A former work colleague of mine might. He’s well over half-way there at least and still gaining.
He quit his job and wrote some software that is used all over the world. If you make a thing and enough people buy it, you get rich. In his case, very rich. He didn’t inherit his wealth. He didn’t start out already a millionaire. His wealth is not coming from being a parasite on society. He isn’t taking resources or hoarding land. He’ll be the first to tell you he is monumentally lucky, but I also can’t see anything he’s doing that’s wrong.
People absolutely do earn a billion dollars. If you “abolish” billionaires you abolish the drive, determination, innovation etc that creates billionaires who have made some of the most world changing things in history.
That’s kind of propaganda that government only wastes tax dollars and big businesses are more efficient. There are inefficiencies in both and one is not significantly more efficient than the other.
It’s definitely not propaganda. Our government can’t find where tens of billions of dollars went lol.
The list of ways they can actually help are endless, they just don’t want to actually do any of them - they just want you to think they want to help.
This part is absolutely correct. A social billionaire is a direct contradiction.
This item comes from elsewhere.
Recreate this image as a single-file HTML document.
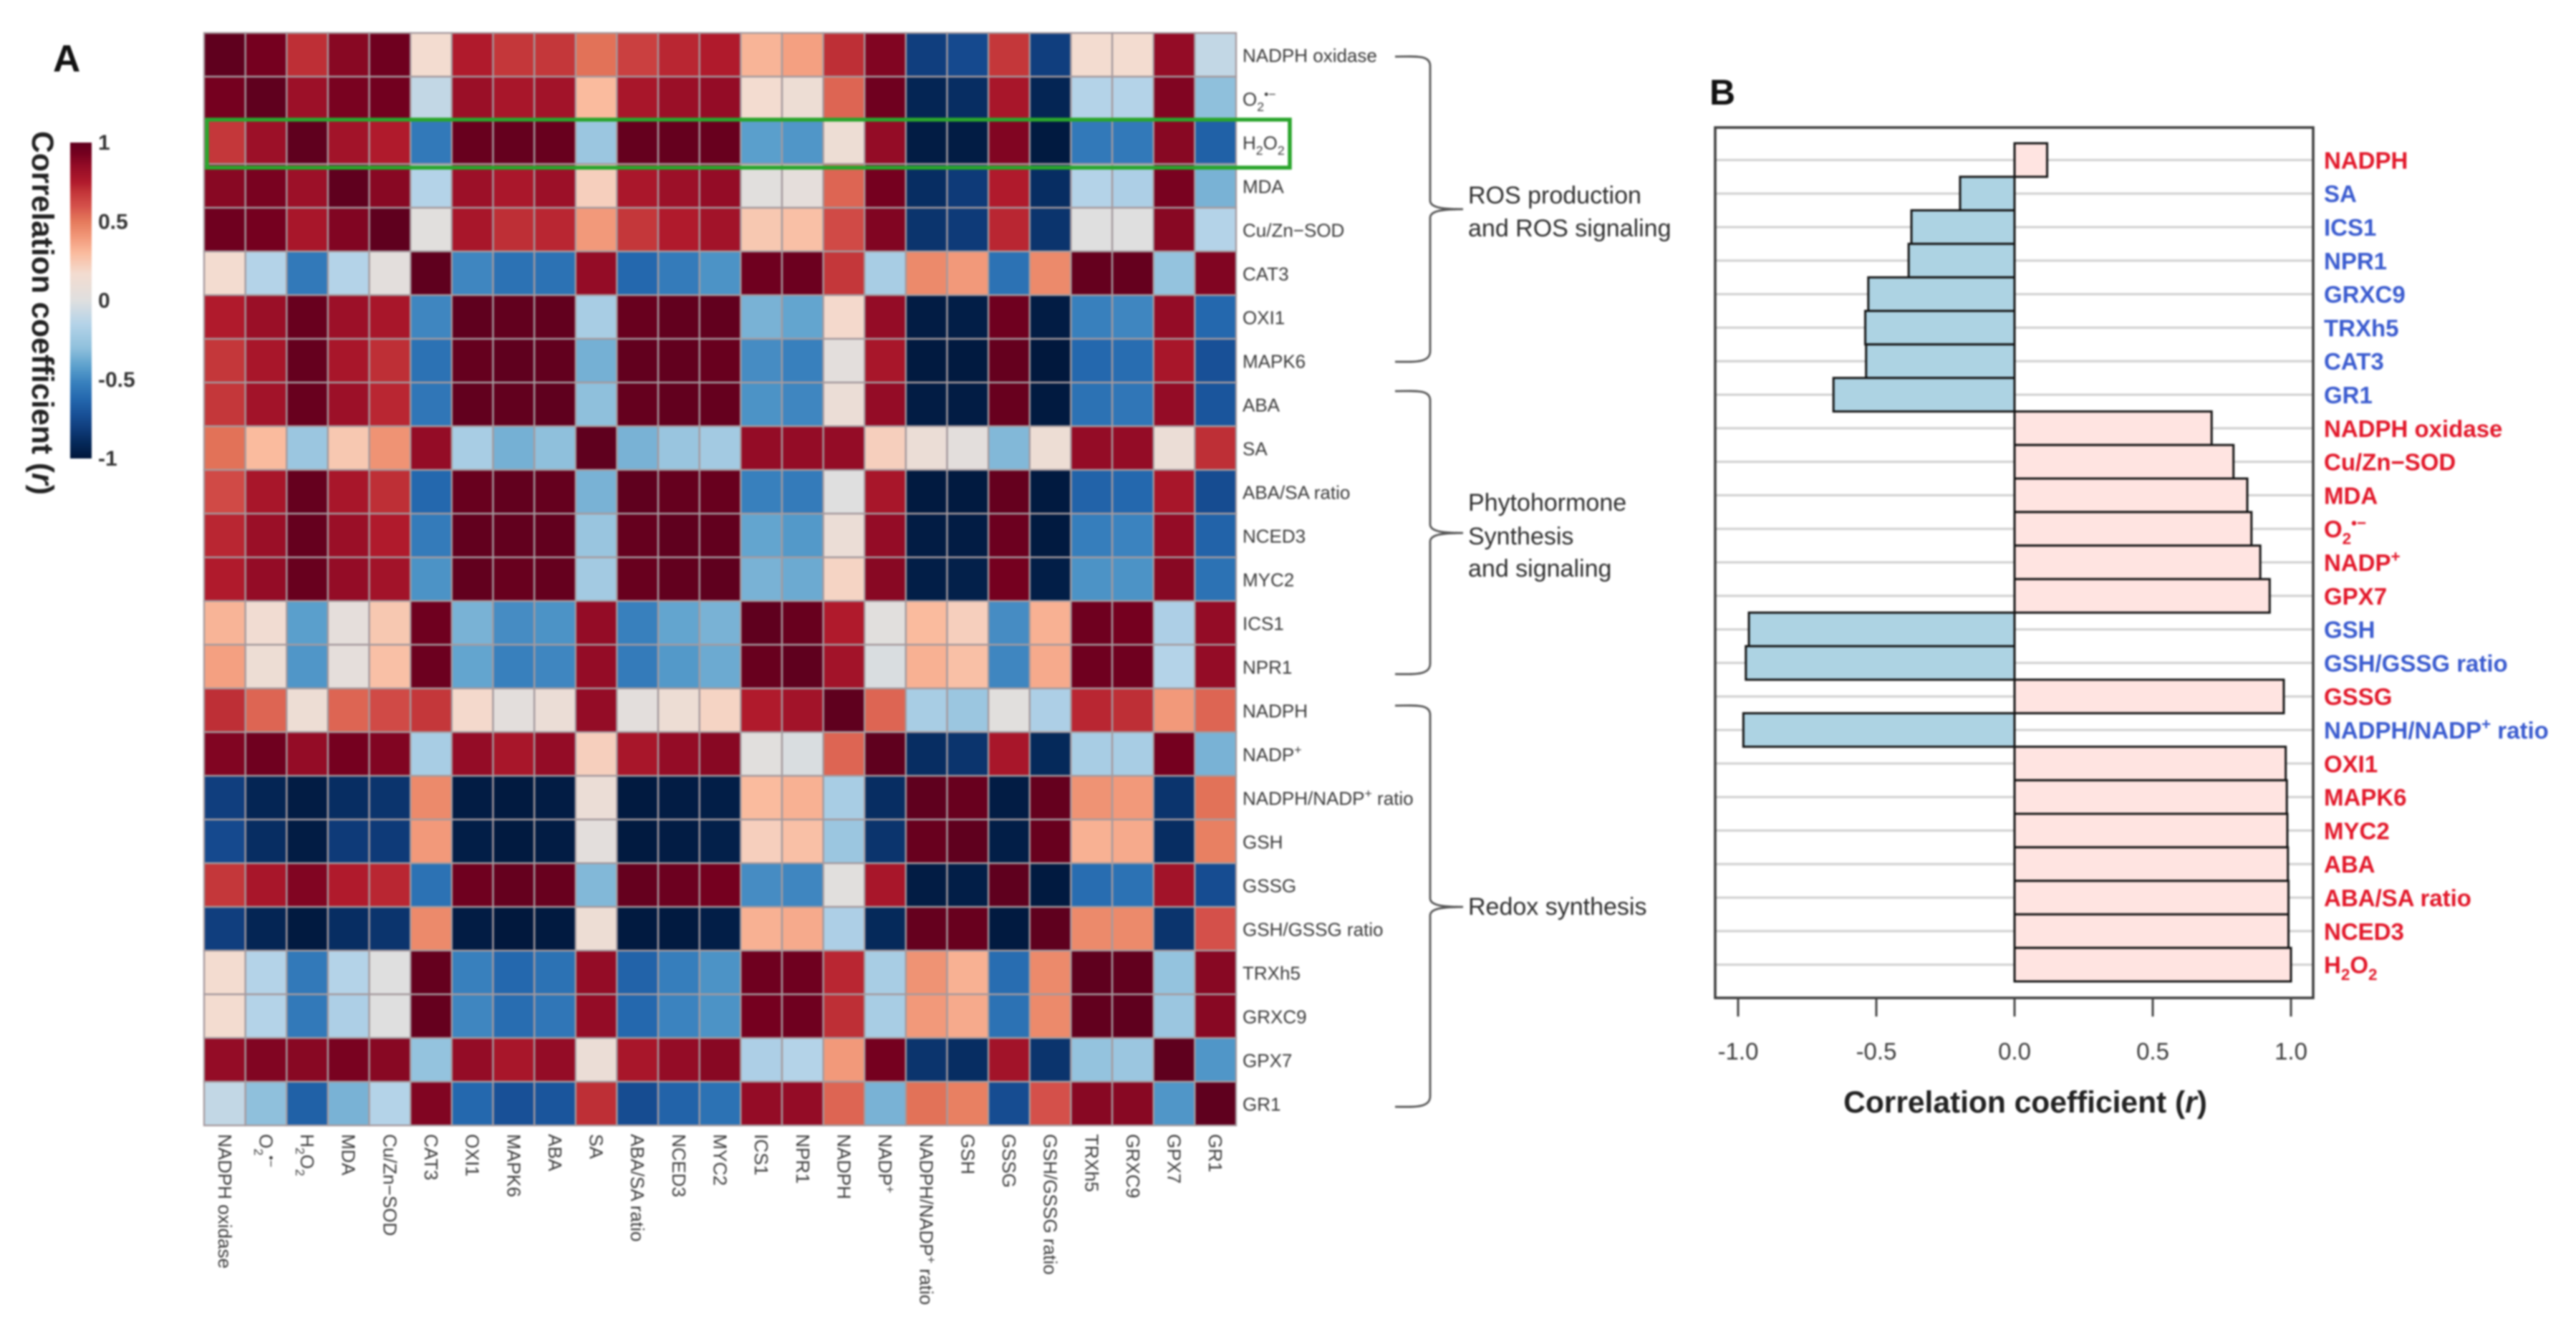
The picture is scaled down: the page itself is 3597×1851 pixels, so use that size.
<!DOCTYPE html>
<html lang="en">
<head>
<meta charset="utf-8">
<title>Correlation heatmap and coefficient bar chart</title>
<style>
html,body{margin:0;padding:0;background:#fff;}
svg{display:block;filter:blur(1.3px);}
text{font-family:"Liberation Sans",sans-serif;}
</style>
</head>
<body>
<svg id="figure" xmlns="http://www.w3.org/2000/svg" width="3597" height="1851" viewBox="0 0 3597 1851">
  <defs>
    <linearGradient id="rampGradient" x1="0" y1="0" x2="0" y2="1"></linearGradient>
  </defs>
  <rect x="0" y="0" width="3597" height="1851" fill="#fff"/>
  <text x="74" y="100" font-size="53" font-weight="700" fill="#111">A</text>
  <text transform="translate(45,183) rotate(90)" font-size="42.5" font-weight="700" fill="#222">Correlation coefficient (<tspan font-style="italic">r</tspan>)</text>
  <g id="colorbar"></g>
  <g id="heatmap"></g>
  <rect x="289" y="167" width="1512" height="67" fill="none" stroke="#2aa52c" stroke-width="5.5"/>
  <g fill="none" stroke="#555" stroke-width="2.8">
    <path d="M1948 79 C1975 79 1997 76 1997 92 L1997 280 C1997 290 2015 292 2043 292 C2015 292 1997 294 1997 304 L1997 490 C1997 507 1975 505 1948 505"/>
    <path d="M1948 546 C1975 546 1997 543 1997 559 L1997 732 C1997 742 2015 744 2043 744 C2015 744 1997 746 1997 756 L1997 926 C1997 943 1975 941 1948 941"/>
    <path d="M1948 985 C1975 985 1997 982 1997 998 L1997 1254 C1997 1264 2015 1266 2043 1266 C2015 1266 1997 1268 1997 1278 L1997 1530 C1997 1547 1975 1545 1948 1545"/>
  </g>
  <g font-size="34" fill="#2e2e2e">
    <text x="2050" y="284">ROS production</text>
    <text x="2050" y="330">and ROS signaling</text>
    <text x="2050" y="713">Phytohormone</text>
    <text x="2050" y="760">Synthesis</text>
    <text x="2050" y="805">and signaling</text>
    <text x="2050" y="1277">Redox synthesis</text>
  </g>
  <text x="2387" y="146" font-size="50" font-weight="700" fill="#111">B</text>
  <g id="barchart"></g>
  <text x="2828" y="1553" text-anchor="middle" font-size="42.5" font-weight="700" fill="#222">Correlation coefficient (<tspan font-style="italic">r</tspan>)</text>
</svg>
<script>
const variableLabels = ["NADPH oxidase","O_2^•−","H_2O_2","MDA","Cu/Zn−SOD","CAT3","OXI1","MAPK6","ABA","SA","ABA/SA ratio","NCED3","MYC2","ICS1","NPR1","NADPH","NADP^+","NADPH/NADP^+ ratio","GSH","GSSG","GSH/GSSG ratio","TRXh5","GRXC9","GPX7","GR1"];
const correlationRows = [
[1,.93,.70,.88,.95,.17,.75,.68,.68,.52,.65,.72,.75,.32,.38,.70,.90,-.80,-.75,.68,-.80,.17,.17,.85,-.10],
[.93,1,.82,.92,.94,-.10,.83,.78,.80,.30,.78,.83,.85,.17,.12,.55,.95,-.92,-.88,.78,-.92,-.15,-.15,.90,-.30],
[.68,.82,1,.80,.75,-.55,.97,.98,.97,-.25,.98,.98,.97,-.42,-.45,.12,.85,-.97,-.97,.90,-.98,-.55,-.55,.88,-.65],
[.88,.92,.82,1,.88,-.15,.82,.77,.82,.22,.77,.82,.85,.02,.05,.55,.93,-.88,-.82,.75,-.88,-.15,-.18,.92,-.35],
[.95,.93,.78,.90,1,.02,.78,.70,.72,.40,.68,.75,.80,.25,.28,.62,.90,-.85,-.82,.72,-.85,0,0,.88,-.15],
[.17,-.15,-.55,-.15,.03,1,-.50,-.58,-.58,.85,-.62,-.54,-.46,.95,.96,.68,-.20,.45,.40,-.58,.45,.98,.98,-.28,.90],
[.75,.83,.97,.82,.78,-.50,1,.99,.99,-.20,.97,.99,.99,-.35,-.40,.18,.85,-.97,-.96,.95,-.97,-.52,-.50,.85,-.62],
[.68,.78,.98,.78,.70,-.58,.98,1,.99,-.36,.99,.99,.97,-.48,-.52,.03,.78,-.98,-.98,.98,-.99,-.62,-.60,.78,-.72],
[.68,.80,.97,.82,.72,-.56,.99,.99,1,-.30,.98,.99,.98,-.46,-.50,.10,.85,-.97,-.97,.97,-.98,-.58,-.56,.85,-.70],
[.52,.30,-.25,.25,.42,.85,-.20,-.36,-.30,1,-.35,-.26,-.22,.85,.85,.85,.22,.10,.03,-.33,.12,.85,.85,.10,.70],
[.62,.78,.98,.78,.70,-.62,.97,.99,.98,-.35,1,.98,.97,-.52,-.54,0,.78,-.98,-.98,.98,-.98,-.64,-.62,.78,-.74],
[.72,.83,.98,.83,.75,-.54,.99,.99,.99,-.26,.98,1,.99,-.40,-.44,.10,.85,-.97,-.97,.96,-.98,-.53,-.51,.85,-.64],
[.75,.85,.97,.85,.80,-.46,.99,.97,.98,-.22,.97,.99,1,-.35,-.38,.20,.88,-.96,-.95,.93,-.96,-.46,-.46,.88,-.58],
[.32,.15,-.42,.05,.25,.95,-.35,-.48,-.46,.85,-.52,-.40,-.35,1,.97,.75,.02,.30,.22,-.48,.33,.95,.93,-.18,.85],
[.38,.12,-.45,.05,.28,.96,-.40,-.52,-.50,.85,-.54,-.44,-.38,.97,1,.80,-.02,.33,.28,-.50,.35,.95,.95,-.15,.85],
[.70,.55,.12,.55,.62,.68,.18,.03,.10,.85,.03,.12,.20,.75,.80,1,.55,-.20,-.25,.02,-.18,.72,.70,.40,.55],
[.90,.95,.85,.93,.90,-.20,.85,.78,.85,.22,.78,.85,.88,.02,-.02,.55,1,-.88,-.85,.78,-.90,-.20,-.20,.93,-.35],
[-.80,-.92,-.97,-.88,-.85,.45,-.97,-.98,-.97,.10,-.98,-.97,-.96,.30,.33,-.20,-.88,1,.97,-.97,.98,.42,.40,-.85,.52],
[-.75,-.88,-.97,-.82,-.82,.40,-.96,-.98,-.97,.03,-.98,-.97,-.95,.22,.28,-.25,-.85,.97,1,-.96,.97,.33,.35,-.88,.48],
[.68,.78,.90,.75,.72,-.58,.95,.98,.97,-.33,.98,.96,.93,-.48,-.50,.02,.78,-.97,-.96,1,-.98,-.60,-.58,.80,-.74],
[-.80,-.92,-.98,-.88,-.85,.45,-.97,-.99,-.98,.12,-.98,-.98,-.96,.33,.35,-.18,-.90,.98,.97,-.98,1,.45,.45,-.85,.60],
[.17,-.15,-.55,-.15,0,.98,-.52,-.62,-.58,.85,-.64,-.53,-.46,.95,.95,.72,-.20,.42,.33,-.60,.45,1,.99,-.28,.88],
[.17,-.15,-.55,-.18,0,.98,-.50,-.60,-.56,.85,-.62,-.51,-.46,.93,.95,.70,-.20,.40,.35,-.58,.45,.99,1,-.25,.88],
[.85,.90,.88,.92,.88,-.28,.85,.78,.85,.10,.78,.85,.88,-.18,-.15,.40,.93,-.85,-.88,.80,-.85,-.28,-.25,1,-.45],
[-.10,-.30,-.65,-.35,-.15,.90,-.62,-.72,-.70,.70,-.74,-.64,-.58,.85,.85,.55,-.35,.52,.48,-.74,.60,.88,.88,-.45,1]
];
const rampValues = [1,.93,.85,.75,.68,.6,.5,.4,.3,.17,0,-.15,-.3,-.42,-.52,-.62,-.72,-.82,-.9,-1];
const rampColors = ["#5f001e","#75001f","#940c26","#b01a2c","#c4373a","#d4504a","#e57a5c","#f2997a","#fabb9e","#f3dcd0","#dfdfdf","#b4d3e8","#8fc0dc","#5a9fcc","#3880bd","#2468ae","#185097","#0e3a78","#05295a","#00163a"];
const colorbarTicks = [1,0.5,0,-0.5,-1];
const barLabels = ["NADPH","SA","ICS1","NPR1","GRXC9","TRXh5","CAT3","GR1","NADPH oxidase","Cu/Zn−SOD","MDA","O_2^•−","NADP^+","GPX7","GSH","GSH/GSSG ratio","GSSG","NADPH/NADP^+ ratio","OXI1","MAPK6","MYC2","ABA","ABA/SA ratio","NCED3","H_2O_2"];
const barValues = [.118,-.197,-.373,-.383,-.529,-.54,-.537,-.655,.713,.792,.842,.857,.889,.923,-.961,-.972,.974,-.981,.981,.985,.987,.989,.991,.991,1.0];
const axisTicks = [-1,-0.5,0,0.5,1];

const NS = "http://www.w3.org/2000/svg";
function make(tag, attrs, parent) {
  const el = document.createElementNS(NS, tag);
  for (const k in attrs) el.setAttribute(k, attrs[k]);
  parent.appendChild(el);
  return el;
}
function hexToRgb(h) {
  return [parseInt(h.slice(1,3),16), parseInt(h.slice(3,5),16), parseInt(h.slice(5,7),16)];
}
function colorFor(v) {
  for (let i = 0; i < rampValues.length - 1; i++) {
    const hi = rampValues[i], lo = rampValues[i+1];
    if (v <= hi && v >= lo) {
      const t = (hi - v) / (hi - lo);
      const a = hexToRgb(rampColors[i]), b = hexToRgb(rampColors[i+1]);
      return "rgb(" + a.map((c, j) => Math.round(c + (b[j] - c) * t)).join(",") + ")";
    }
  }
  return v > 1 ? rampColors[0] : rampColors[rampColors.length - 1];
}
function richText(el, str) {
  const parts = str.split(/(_\d|\^[^_ ]+)/).filter(s => s.length);
  let offset = 0;
  parts.forEach(p => {
    const ts = document.createElementNS(NS, "tspan");
    let target = 0, txt = p;
    if (p[0] === "_") { target = 0.28; txt = p.slice(1); ts.setAttribute("font-size", "68%"); }
    else if (p[0] === "^") { target = -0.38; txt = p.slice(1); ts.setAttribute("font-size", "68%"); }
    const fs = parseFloat(el.getAttribute("font-size"));
    ts.setAttribute("dy", ((target - offset) * fs).toFixed(2));
    offset = target;
    ts.textContent = txt;
    el.appendChild(ts);
  });
}

/* Heatmap */
const hmLeft = 285, hmTop = 46, hmRight = 1726, hmBottom = 1571;
const nVars = variableLabels.length;
const cellW = (hmRight - hmLeft) / nVars, cellH = (hmBottom - hmTop) / nVars;
const xCell = i => hmLeft + i * cellW;
const yCell = i => hmTop + i * cellH;
const heatmap = document.getElementById("heatmap");
correlationRows.forEach((row, r) => {
  row.forEach((v, c) => {
    const cell = make("rect", {x: xCell(c), y: yCell(r), width: cellW, height: cellH, fill: colorFor(v), stroke: "#a59a9e", "stroke-width": 2.4}, heatmap);
    
    
  });
});
variableLabels.forEach((label, i) => {
  const rowLabel = make("text", {x: hmRight + 9, y: yCell(i) + cellH / 2 + 10, "font-size": 26, fill: "#3a3a3a"}, heatmap);
  
  
  richText(rowLabel, label);
  const colLabel = make("text", {transform: "translate(" + (xCell(i) + cellW / 2) + "," + (hmBottom + 12) + ") rotate(90)", x: 0, y: 9, "font-size": 26, fill: "#3a3a3a"}, heatmap);
  
  
  richText(colLabel, label);
});

/* Colour bar */
const gradient = document.getElementById("rampGradient");
rampValues.forEach((v, i) => {
  make("stop", {offset: (1 - v) / 2, "stop-color": rampColors[i]}, gradient);
});
const cbTop = 199, cbBottom = 640;
const cbY = v => cbTop + (1 - v) / 2 * (cbBottom - cbTop);
const colorbar = document.getElementById("colorbar");
const cbRect = make("rect", {x: 98, y: cbTop, width: 30, height: cbBottom - cbTop, fill: "url(#rampGradient)"}, colorbar);


colorbarTicks.forEach(t => {
  const label = make("text", {x: 137, y: cbY(t) + 10, "font-size": 30, "font-weight": 700, fill: "#333"}, colorbar);
  
  
  label.textContent = String(t);
});

/* Bar chart */
const frameLeft = 2395, frameRight = 3230, frameTop = 178, frameBottom = 1393;
const barsTop = 200, barsBottom = 1370;
const xZero = 2813, xPerUnit = 386;
const xVal = v => xZero + v * xPerUnit;
const barH = (barsBottom - barsTop) / barValues.length;
const yBar = i => barsTop + i * barH;
const chart = document.getElementById("barchart");
barValues.forEach((v, i) => {
  const grid = make("line", {x1: frameLeft, x2: frameRight, y1: yBar(i) + barH / 2, y2: yBar(i) + barH / 2, stroke: "#cfcfcf", "stroke-width": 3}, chart);
  
  
});
barValues.forEach((v, i) => {
  const bar = make("rect", {x: Math.min(xVal(0), xVal(v)), y: yBar(i), width: Math.abs(xVal(v) - xVal(0)), height: barH, fill: v < 0 ? "#add3e3" : "#ffe4e1", stroke: "#141414", "stroke-width": 3}, chart);
  
  
  const label = make("text", {x: 3245, y: yBar(i) + barH / 2 + 12, "font-size": 33, "font-weight": 700, fill: v < 0 ? "#3a5bcf" : "#e2182a"}, chart);
  
  
  richText(label, barLabels[i]);
});
const frame = make("rect", {x: frameLeft, y: frameTop, width: frameRight - frameLeft, height: frameBottom - frameTop, fill: "none", stroke: "#3a3a3a", "stroke-width": 3.5}, chart);


axisTicks.forEach(t => {
  const tick = make("line", {x1: xVal(t), x2: xVal(t), y1: frameBottom, y2: 1419, stroke: "#444", "stroke-width": 3}, chart);
  
  
  const label = make("text", {x: xVal(t), y: 1479, "text-anchor": "middle", "font-size": 33, fill: "#3a3a3a"}, chart);
  
  
  label.textContent = t.toFixed(1);
});
</script>
</body>
</html>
The idea of billionaires self-regulating is utopian - if they were willing to do this without external coercion, they would already be doing it. At least something like a tax can be enforced, but even then, like you said, politicians who make laws are in the pockets of the owning class. We’d need a radical overhaul of the whole rotten system to be able to enforce any seriously important financial law on them.
That said, creating charities and aid isn’t a bad idea, it would be far better for them to support ones which already exist and are struggling. And it’s particularly difficult to trust billionaire claims of being charitable when so many already perform investment and other financial activity under the guise of philanthropism. Supporting grassroots aid efforts rather than building charities from scratch would demonstrate legitimacy. And like you said, there is no legitimacy in these claims.
I’ve done lots of work for some big charities, and they’re rotten to the core in terms of how much money actually goes to the cause vs how much is spent on “administration” etc.
hanrahan@slrpnk.net 2 weeks ago
Well, voters would need to vote Green to action that, it’s literally in their policy platform, it’s not coming from ALP/LNP or ONP.